Yes, it exists. On my trip to the Southern Capital last week, I paid a visit to the Glucksmann Gallery. This lies in the grounds of University College Course, in an imposing neo-brutalist edifice that somehow manages to look closed even when it is open. There was some great stuff inside. The exhibit of artworks relating to the Irish troubles was interesting, with Robert Ballagh's picture of the Miami Showband* (a photograph of the band overlaid with glass made to look like bullets have been fired into it) being eerily evocative of one of Northern Ireland's more unpleasant events. Another impressive piece is the much older Men of the West by Sean Keating, a picture from the early 20th century of some men from the West of Ireland who are clearly ready to answer Ireland's call. Sean Keating (an associate of William Orpen) is a fascinating artist, kind of like an Irish Socialist Realist in the iconic and propagandistic nature of his work.
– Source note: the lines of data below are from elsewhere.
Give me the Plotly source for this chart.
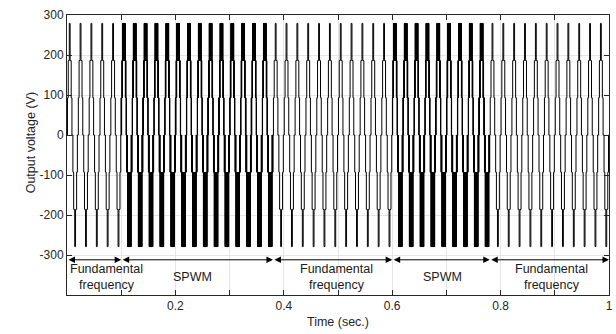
import numpy as np
import plotly.graph_objects as go

# ---- data / parameters ----
f0 = 50.0                          # fundamental frequency (Hz)
step_voltages = [93, 186, 279]     # output voltage levels (V)
switch_angles_deg = [16, 41, 76]   # staircase switching angles (deg)
carrier_freq = 2000.0              # SPWM carrier frequency (Hz)
# carrier bands: (reference low, reference high, output low level, output high level)
pwm_bands = [(0, 1, 0, 1), (1, 2, 1, 2), (2, 3, 2, 3),
             (-1.55, 0, -1, 0), (-3, -1.55, -3, -1)]
mode_starts = [0.0, 0.1, 0.38, 0.6, 0.78]
mode_ends = [0.1, 0.38, 0.6, 0.78, 1.0]
mode_types = ["fund", "spwm", "fund", "spwm", "fund"]
mode_labels = ["Fundamental<br>frequency", "SPWM", "Fundamental<br>frequency", "SPWM", "Fundamental<br>frequency"]
label_x = [0.072, 0.232, 0.497, 0.692, 0.893]
y_ticks = [-300, -200, -100, 0, 100, 200, 300]
y_ticktext = ["-300", "-200", "-100", "0", "100", "200", "300"]
x_ticks = [0.1, 0.2, 0.3, 0.4, 0.5, 0.6, 0.7, 0.8, 0.9, 1.0]
x_ticktext = ["", "0.2", "", "0.4", "", "0.6", "", "0.8", "", "1"]

# ---- build waveform ----
dt = 1e-5
t = np.arange(0, 1.0 + dt / 2, dt)
theta = (2 * np.pi * f0 * t) % (2 * np.pi)
alphas = np.radians(switch_angles_deg)
# staircase
stair = np.zeros_like(t)
pos = theta < np.pi
ang = np.where(pos, theta, theta - np.pi)
for a in alphas:
    on = (ang >= a) & (ang <= np.pi - a)
    stair += np.where(on, np.where(pos, 1, -1), 0)
# carrier-based multilevel SPWM
nlev = len(step_voltages)
ref = nlev * np.sin(2 * np.pi * f0 * t)
ph = (t * carrier_freq) % 1.0
tri = 1 - 2 * np.abs(ph - 0.5)
pwm = np.zeros_like(t)
for rlo, rhi, olo, ohi in pwm_bands:
    inb = (ref >= rlo) & (ref < rhi)
    pwm[inb] = np.where(ref[inb] > rlo + (rhi - rlo) * tri[inb], ohi, olo)
pwm[ref >= nlev] = nlev
lev = np.zeros_like(t)
for s, e, m in zip(mode_starts, mode_ends, mode_types):
    sel = (t >= s) & (t < e) if e < 1.0 else (t >= s)
    lev[sel] = stair[sel] if m == "fund" else pwm[sel]
volt_map = np.array([-v for v in step_voltages[::-1]] + [0] + step_voltages)
v = volt_map[np.round(lev + nlev).astype(int)]
chg = np.nonzero(np.diff(v))[0] + 1
idx = np.concatenate(([0], chg, [len(t) - 1]))
tx = t[idx]
vy = v[idx]

fig = go.Figure()
fig.add_trace(go.Scatter(x=tx, y=vy, mode="lines", line=dict(color="black", width=1, shape="hv"),
                         showlegend=False, hoverinfo="skip"))

fam = "Liberation Sans, Arial, sans-serif"
ann = []
arrow_y = -312
for s, e in zip(mode_starts, mode_ends):
    ann.append(dict(x=e, y=arrow_y, ax=s, ay=arrow_y, xref="x", yref="y", axref="x", ayref="y",
                    text="", showarrow=True, arrowside="end+start", arrowhead=2, arrowsize=1.3,
                    arrowwidth=1, arrowcolor="black", standoff=0, startstandoff=0))
for lx, lab in zip(label_x, mode_labels):
    ann.append(dict(x=lx, y=-356, xref="x", yref="y", text=lab, showarrow=False,
                    font=dict(family=fam, size=12.5, color="#1a1a1a"), align="center"))
pw = 616 - 67 - 3
ph_ = 334 - 15 - 39
ann.append(dict(x=(22 - 67) / pw, y=1 - (143 - 15) / ph_, xref="paper", yref="paper",
                text="Output voltage (V)", showarrow=False,
                textangle=-90, font=dict(family=fam, size=12.5, color="#262626")))

fig.update_layout(
    width=616, height=334,
    margin=dict(l=67, r=3, t=15, b=39),
    paper_bgcolor="white", plot_bgcolor="white",
    font=dict(family=fam, size=12, color="#262626"),
    annotations=ann,
    xaxis=dict(range=[0, 1], tickvals=x_ticks, ticktext=x_ticktext, ticks="inside", ticklen=5,
               tickcolor="#262626", showline=True, linecolor="#262626", linewidth=1, mirror="ticks",
               showgrid=True, gridcolor="#e6e6e6", gridwidth=1, zeroline=False,
               ticklabeloverflow="allow",
               title=dict(text="Time (sec.)", standoff=4, font=dict(size=12.5))),
    yaxis=dict(range=[-400, 300], tickvals=y_ticks, ticktext=y_ticktext, ticks="inside", ticklen=5,
               tickcolor="#262626", showline=True, linecolor="#262626", linewidth=1, mirror="ticks",
               showgrid=True, gridcolor="#e6e6e6", gridwidth=1, zeroline=False),
)
fig.write_html("out.html")
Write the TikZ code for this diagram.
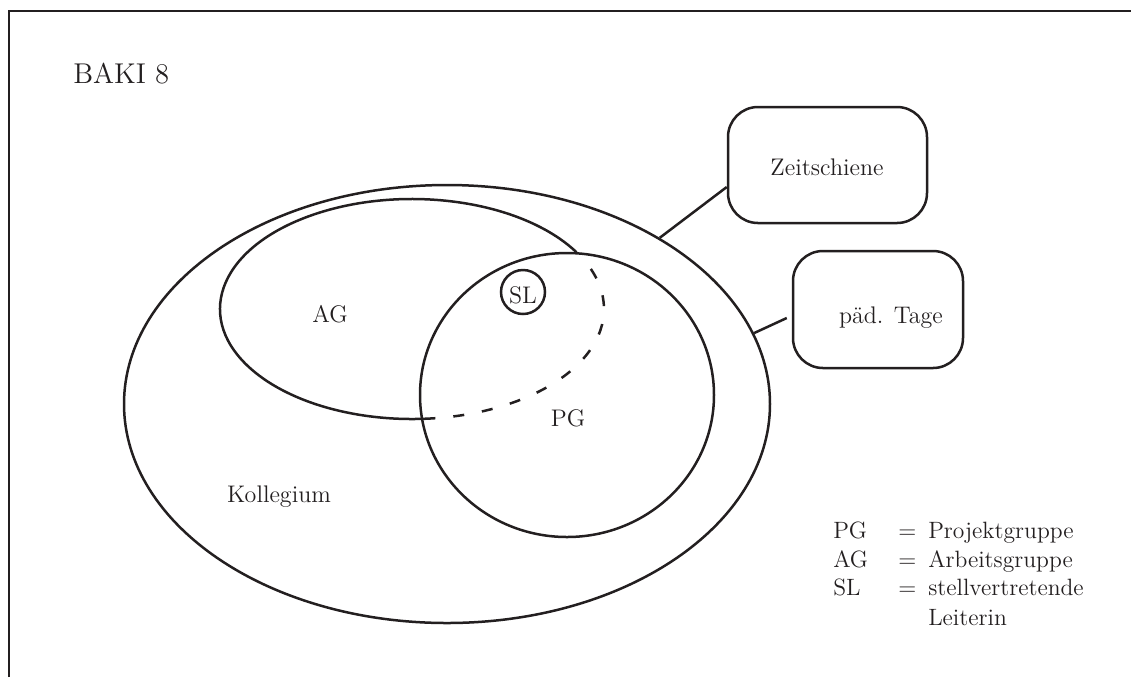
\documentclass[tikz,border=0pt]{standalone}
\usetikzlibrary{shapes.geometric}
\definecolor{ink}{HTML}{231F20}
\begin{document}
\begin{tikzpicture}[x=0.5pt,y=-0.5pt,
  line width=1.25pt, draw=ink, text=ink,
  lbl/.style={font=\fontsize{12}{14.5}\selectfont, inner sep=0pt, anchor=base},
  leg/.style={font=\fontsize{11.8}{14.5}\selectfont, inner sep=0pt, anchor=base west},
  setshape/.style={draw, ellipse, inner sep=0pt},
  roundbox/.style={draw, rectangle, rounded corners=15pt, inner sep=0pt}
]
\useasboundingbox (0,0) rectangle (1131,677);
% frame
\draw[line width=1.4pt] (9,677) -- (9,11) -- (1131,11);
\node[inner sep=0pt, anchor=base west, font=\fontsize{14.3}{17}\selectfont] (title) at (72,83) {BAKI 8};

% sets
\node[setshape, minimum width=323pt, minimum height=219pt] (koll) at (447,404) {};
\node[setshape, minimum width=147pt, minimum height=142pt] (pg) at (567,395) {};
\coordinate (agc) at (412,309);
\draw ([shift={(31:96pt and 55pt)}]agc) arc[start angle=31, end angle=277, x radius=96pt, y radius=55pt];
\draw[dash pattern=on 5.5pt off 9pt, dash phase=5.5pt] ([shift={(-83:96pt and 55pt)}]agc) arc[start angle=-83, end angle=24, x radius=96pt, y radius=55pt];
\node[draw, circle, minimum size=22pt, inner sep=0pt] (sl) at (523,292) {};
\node[lbl] (sltxt) at (523,303) {SL};

\node[lbl] (agtxt) at (330,322) {AG};
\node[lbl] (pgtxt) at (568,426) {PG};
\node[lbl] (kolltxt) at (279,502) {Kollegium};

% boxes
\node[roundbox, minimum width=99.5pt, minimum height=58pt] (zbox) at (827.5,165) {};
\node[lbl] (ztxt) at (827,175) {Zeitschiene};
\node[roundbox, minimum width=85pt, minimum height=58.5pt] (pbox) at (878,309.5) {};
\node[lbl] (ptxt) at (891,323) {päd. Tage};

\draw (koll.38.9) -- ([yshift=-11pt]zbox.west);
\draw (koll.13.2) -- ([xshift=-2.5pt,yshift=-4.25pt]pbox.west);

% legend
\node[leg] (l1a) at (832,538) {PG};
\node[leg] (l1b) at (897,538) {=};
\node[leg] (l1c) at (927,538) {Projektgruppe};
\node[leg] (l2a) at (832,567) {AG};
\node[leg] (l2b) at (897,567) {=};
\node[leg] (l2c) at (927,567) {Arbeitsgruppe};
\node[leg] (l3a) at (832,595) {SL};
\node[leg] (l3b) at (897,595) {=};
\node[leg] (l3c) at (927,595) {stellvertretende};
\node[leg] (l4c) at (927,625) {Leiterin};
\end{tikzpicture}
\end{document}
Another great work by him is Men of the South (veterans of the war of independence pose heroically shortly thereafter) and The Dockers, with the latter visible to Dublin readers in the Hugh Lane Gallery.

It was the foreign art, unrelated to the Troubles, that ultimately proved the most memorable.. One favourite was this video installation by Carey Young where the artist, dressed in a smart suit, went to Speakers Corner and delivered a well-prepared speech on public speaking techniques, while around her people milled around and various nutters ranted away about stuff in an over-excitable manner.

Another piece of complete genius was the Mao-Hope march, a film recording of a march through New York by some Öyvind Fahlström fellow in the late 1960s. They were carrying giant photographs of Bob Hope and Mao Tse-Tung, and asking passers by if they were happy. The responses they received can be read here (that's also the image source). I particularly liked the guy who thought that it was a sign that Bob Hope was going to become US president, or the various people who got very defensive when asked whether they were happy.



*younger readers may not heard of these fellows. They were one of those showbands you hear about, and their career was cut tragically short by the Ulster Volunteer Force, who stopped their van and massacred them in the mid-1970s.

2 comments:

kvlol said...

Fantastic museum! Cork is home to some of my favourite museums: The Glucksmann for the space and location; the Crawford Municipal in the city center is wonerful (the interior is just fantastic. large new area opened, haven't seen enough there to judge) and the wonderful Cork Museum on the Mardyke with it's brilliant light up display from God knows when.

The exhibition you went to, is this permanent or will it be gone in the new year? Fancy going to the Finnish exhibition in the National Gallery some lunchtime?

ian said...

I think it's all temporary exhibits in the Glucksmann. But how temporary?

The Finnish thing sounds good. Is this free or not? If it's not free going at the weekend might be better.